■ **PROBLEM DESCRIPTION**:
Take the listing and print it in full, exactly as given.
---
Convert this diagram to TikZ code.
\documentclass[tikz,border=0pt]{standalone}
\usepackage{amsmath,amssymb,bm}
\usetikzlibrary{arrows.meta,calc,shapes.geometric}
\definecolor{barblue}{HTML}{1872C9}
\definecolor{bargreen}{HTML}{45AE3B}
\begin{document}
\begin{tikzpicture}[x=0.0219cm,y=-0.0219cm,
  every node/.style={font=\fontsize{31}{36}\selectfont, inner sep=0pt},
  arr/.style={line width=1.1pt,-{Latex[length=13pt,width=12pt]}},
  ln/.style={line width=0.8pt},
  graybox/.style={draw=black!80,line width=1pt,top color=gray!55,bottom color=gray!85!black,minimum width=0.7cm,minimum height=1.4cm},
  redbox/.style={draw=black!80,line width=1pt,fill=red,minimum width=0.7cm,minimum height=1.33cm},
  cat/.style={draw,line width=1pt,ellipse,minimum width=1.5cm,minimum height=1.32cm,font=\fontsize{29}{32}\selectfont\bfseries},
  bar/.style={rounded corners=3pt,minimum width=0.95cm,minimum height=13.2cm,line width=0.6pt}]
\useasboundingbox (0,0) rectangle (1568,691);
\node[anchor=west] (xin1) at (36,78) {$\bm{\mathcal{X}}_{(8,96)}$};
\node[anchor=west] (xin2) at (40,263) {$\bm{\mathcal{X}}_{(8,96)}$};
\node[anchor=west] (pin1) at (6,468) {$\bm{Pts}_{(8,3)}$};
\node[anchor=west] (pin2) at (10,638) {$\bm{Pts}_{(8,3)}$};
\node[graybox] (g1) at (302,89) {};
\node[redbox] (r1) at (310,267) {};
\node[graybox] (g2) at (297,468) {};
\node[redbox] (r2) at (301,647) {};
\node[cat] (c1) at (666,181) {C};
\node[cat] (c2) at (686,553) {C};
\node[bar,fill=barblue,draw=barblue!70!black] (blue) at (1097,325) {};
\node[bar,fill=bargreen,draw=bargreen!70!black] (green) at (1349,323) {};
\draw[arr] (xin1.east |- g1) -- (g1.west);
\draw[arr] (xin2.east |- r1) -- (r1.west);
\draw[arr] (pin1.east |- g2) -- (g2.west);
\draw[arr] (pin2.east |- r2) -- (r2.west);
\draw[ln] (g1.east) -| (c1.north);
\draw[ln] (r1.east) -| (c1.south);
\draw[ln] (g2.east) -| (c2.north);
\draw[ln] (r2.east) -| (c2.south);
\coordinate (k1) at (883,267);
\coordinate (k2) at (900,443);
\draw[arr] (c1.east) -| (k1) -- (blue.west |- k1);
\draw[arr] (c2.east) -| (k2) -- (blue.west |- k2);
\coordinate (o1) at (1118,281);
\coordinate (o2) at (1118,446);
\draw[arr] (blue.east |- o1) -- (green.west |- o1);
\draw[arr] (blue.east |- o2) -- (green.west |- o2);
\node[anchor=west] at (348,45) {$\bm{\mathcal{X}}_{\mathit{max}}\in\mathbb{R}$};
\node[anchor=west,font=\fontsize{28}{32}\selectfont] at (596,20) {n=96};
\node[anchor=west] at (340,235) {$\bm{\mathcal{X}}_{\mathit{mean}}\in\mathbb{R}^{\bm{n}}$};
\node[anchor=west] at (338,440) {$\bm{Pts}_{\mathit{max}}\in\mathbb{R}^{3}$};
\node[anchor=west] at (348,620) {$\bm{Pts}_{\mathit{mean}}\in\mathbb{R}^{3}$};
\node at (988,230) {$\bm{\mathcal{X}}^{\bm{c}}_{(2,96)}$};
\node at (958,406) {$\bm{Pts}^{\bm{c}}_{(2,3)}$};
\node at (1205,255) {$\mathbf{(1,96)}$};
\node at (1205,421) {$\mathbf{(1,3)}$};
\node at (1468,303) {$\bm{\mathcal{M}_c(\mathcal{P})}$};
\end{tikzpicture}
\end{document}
---
■ **FULL SOLUTION**:
Convert this diagram to TikZ code.
\documentclass[tikz,border=0pt]{standalone}
\usepackage{amsmath,amssymb,bm}
\usetikzlibrary{arrows.meta,calc,shapes.geometric}
\definecolor{barblue}{HTML}{1872C9}
\definecolor{bargreen}{HTML}{45AE3B}
\begin{document}
\begin{tikzpicture}[x=0.0219cm,y=-0.0219cm,
  every node/.style={font=\fontsize{31}{36}\selectfont, inner sep=0pt},
  arr/.style={line width=1.1pt,-{Latex[length=13pt,width=12pt]}},
  ln/.style={line width=0.8pt},
  graybox/.style={draw=black!80,line width=1pt,top color=gray!55,bottom color=gray!85!black,minimum width=0.7cm,minimum height=1.4cm},
  redbox/.style={draw=black!80,line width=1pt,fill=red,minimum width=0.7cm,minimum height=1.33cm},
  cat/.style={draw,line width=1pt,ellipse,minimum width=1.5cm,minimum height=1.32cm,font=\fontsize{29}{32}\selectfont\bfseries},
  bar/.style={rounded corners=3pt,minimum width=0.95cm,minimum height=13.2cm,line width=0.6pt}]
\useasboundingbox (0,0) rectangle (1568,691);
\node[anchor=west] (xin1) at (36,78) {$\bm{\mathcal{X}}_{(8,96)}$};
\node[anchor=west] (xin2) at (40,263) {$\bm{\mathcal{X}}_{(8,96)}$};
\node[anchor=west] (pin1) at (6,468) {$\bm{Pts}_{(8,3)}$};
\node[anchor=west] (pin2) at (10,638) {$\bm{Pts}_{(8,3)}$};
\node[graybox] (g1) at (302,89) {};
\node[redbox] (r1) at (310,267) {};
\node[graybox] (g2) at (297,468) {};
\node[redbox] (r2) at (301,647) {};
\node[cat] (c1) at (666,181) {C};
\node[cat] (c2) at (686,553) {C};
\node[bar,fill=barblue,draw=barblue!70!black] (blue) at (1097,325) {};
\node[bar,fill=bargreen,draw=bargreen!70!black] (green) at (1349,323) {};
\draw[arr] (xin1.east |- g1) -- (g1.west);
\draw[arr] (xin2.east |- r1) -- (r1.west);
\draw[arr] (pin1.east |- g2) -- (g2.west);
\draw[arr] (pin2.east |- r2) -- (r2.west);
\draw[ln] (g1.east) -| (c1.north);
\draw[ln] (r1.east) -| (c1.south);
\draw[ln] (g2.east) -| (c2.north);
\draw[ln] (r2.east) -| (c2.south);
\coordinate (k1) at (883,267);
\coordinate (k2) at (900,443);
\draw[arr] (c1.east) -| (k1) -- (blue.west |- k1);
\draw[arr] (c2.east) -| (k2) -- (blue.west |- k2);
\coordinate (o1) at (1118,281);
\coordinate (o2) at (1118,446);
\draw[arr] (blue.east |- o1) -- (green.west |- o1);
\draw[arr] (blue.east |- o2) -- (green.west |- o2);
\node[anchor=west] at (348,45) {$\bm{\mathcal{X}}_{\mathit{max}}\in\mathbb{R}$};
\node[anchor=west,font=\fontsize{28}{32}\selectfont] at (596,20) {n=96};
\node[anchor=west] at (340,235) {$\bm{\mathcal{X}}_{\mathit{mean}}\in\mathbb{R}^{\bm{n}}$};
\node[anchor=west] at (338,440) {$\bm{Pts}_{\mathit{max}}\in\mathbb{R}^{3}$};
\node[anchor=west] at (348,620) {$\bm{Pts}_{\mathit{mean}}\in\mathbb{R}^{3}$};
\node at (988,230) {$\bm{\mathcal{X}}^{\bm{c}}_{(2,96)}$};
\node at (958,406) {$\bm{Pts}^{\bm{c}}_{(2,3)}$};
\node at (1205,255) {$\mathbf{(1,96)}$};
\node at (1205,421) {$\mathbf{(1,3)}$};
\node at (1468,303) {$\bm{\mathcal{M}_c(\mathcal{P})}$};
\end{tikzpicture}
\end{document}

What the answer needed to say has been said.